Rita Emch, swissinfo.ch, New York
Der CVP-Politiker Joseph Deiss wurde 1946 in Freiburg geboren.
Er ist verheiratet und Vater von drei erwachsenen Kindern.
Ab 1991 sass Deiss im Nationalrat. 1999 wurde er in den Bundesrat gewählt, wo er das Aussenministerium übernahm. 2003 folgte der Wechsel ins Wirtschaftsministerium. Im Sommer 2006 trat Deiss aus dem Bundesrat zurück.
Von 1984 bis zu seiner Wahl in den Bundesrat 1999 war Deiss Wirtschaftsprofessor an der Universität Freiburg.
1993 bis 1996 war Deiss zudem Preisüberwacher der Schweiz.
Zu den Erfolgen seiner Amtszeit als Aussenminister gehörten im Mai 2000 die Zustimmung des Stimmvolks zu den bilateralen Verträgen mit der EU und 2002 das Ja zum Beitritt der Schweiz zur UNO.
Als Wirtschaftsminister konnte Deiss 2005 mit dem Ja des Stimmvolks zur Ausweitung der Personenfreizügigkeit einen weiteren Erfolg verbuchen.
Die Generalversammlung ist das Plenum der Weltorganisation, in dem alle 192 Mitgliedsstaaten unabhängig von ihrer Grösse und Macht eine gleichberechtigte Stimme haben.
Das Präsidium der Generalversammlung wechselt jedes Jahr im Rotationsverfahren unter den fünf regionalen UNO-Gruppen. Dieses Jahr ist die Gruppe Westeuropa und andere Länder (WEOG) am Zug, was der Schweiz die Kandidatur von Joseph Deiss ermöglichte.
In der Regel einigt sich die Regionalgruppe auf eine Person und schlägt der Generalversammlung danach eine Einerkandidatur vor.

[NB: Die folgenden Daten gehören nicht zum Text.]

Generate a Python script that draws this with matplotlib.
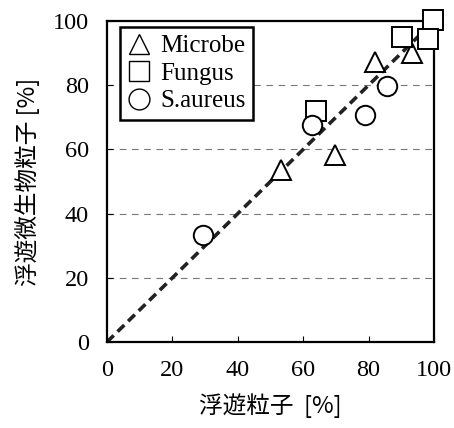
import matplotlib.pyplot as plt

# measured points, x = airborne particles [%], y = airborne microbial particles [%]
microbe_x = [53.2, 69.7, 82.0, 93.3]
microbe_y = [53.6, 58.3, 87.2, 90.0]
fungus_x = [63.9, 90.2, 99.7, 98.2]
fungus_y = [72.0, 95.0, 100.3, 94.4]
saureus_x = [29.4, 62.7, 78.9, 85.6]
saureus_y = [33.3, 67.6, 70.7, 79.7]

line_x = [0, 100]
line_y = [0, 100]
ticks = [0, 20, 40, 60, 80, 100]

serif = ['Liberation Serif', 'DejaVu Serif']
jp = ['Noto Sans CJK JP', 'DejaVu Sans']

fig = plt.figure(figsize=(4.54, 4.28), dpi=100)
ax = fig.add_axes([0.2357, 0.201, 0.7203, 0.750])

for y in ticks[1:-1]:
	ax.axhline(y, color='#777777', lw=0.8, ls=(0, (6, 5)), zorder=1)

ax.plot(line_x, line_y, color='#222222', lw=2.6, ls=(0, (2.6, 1.5)), zorder=2)

mk = dict(ls='none', ms=14, mfc='white', mec='black', mew=1.4, zorder=3, clip_on=False)
ax.plot(microbe_x, microbe_y, marker='^', label='Microbe', **mk)
ax.plot(fungus_x, fungus_y, marker='s', label='Fungus', **mk)
ax.plot(saureus_x, saureus_y, marker='o', label='S.aureus', **mk)

ax.set_xlim(0, 100)
ax.set_ylim(0, 100)
ax.set_xticks(ticks)
ax.set_yticks(ticks)
ax.tick_params(direction='in', length=4, width=0.8, pad=13)
for lab in ax.get_xticklabels() + ax.get_yticklabels():
	lab.set_family(serif)
	lab.set_fontsize(17.5)
for s in ax.spines.values():
	s.set_linewidth(1.6)

ax.set_xlabel('浮遊粒子  [%]', family=jp, fontsize=17, labelpad=9)
ax.set_ylabel('浮遊微生物粒子 [%]', family=jp, fontsize=17, labelpad=9)

leg = ax.legend(loc='upper left', bbox_to_anchor=(0.04, 0.98), prop={'family': serif, 'size': 18},
	fancybox=False, framealpha=1, edgecolor='black', handlelength=0.9, handletextpad=0.4,
	borderpad=0.3, labelspacing=0.2, borderaxespad=0)
leg.get_frame().set_linewidth(1.8)
for h in leg.legend_handles:
	h.set_markersize(15)
	h.set_markeredgewidth(1.0)

fig.savefig('out.png', dpi=100)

Dieser Vorschlag wird normalerweise nicht angefochten und der Kandidat per Akklamation gewählt.
Deiss hatte sich in der Gruppe, zu der neben den Staaten Westeuropas Israel, die Türkei, die USA, Kanada, Neuseeland und Australien gehören, in der Ausmarchung gegen den ehemaligen belgischen Aussenminister Louis Michel durchsetzen können.
Zu den Aufgaben des Präsidenten der Generalversammlung gehört die Gestaltung der jährlichen Agenda, was in Zusammenarbeit mit einem Präsidial-Ausschuss erfolgt.
Der Präsident leitet die zweiwöchige Generaldebatte und die Sondersitzungen, die im Verlauf des Jahres angesetzt werden können. Ist der Präsident während einer Sitzung verhindert, überträgt er die Leitung einem seiner 21 Vizepräsidenten.
Zudem ist er in Zusammenarbeit mit UNO-Staaten, dem UNO-Generalsekretär, den Vorsitzenden der sechs Unterausschüsse der Generalversammlung an der Erarbeitung von konsensfähigen Resolutionsentwürfen zu Themen beteiligt, die der Versammlung vorgelegt werden sollen.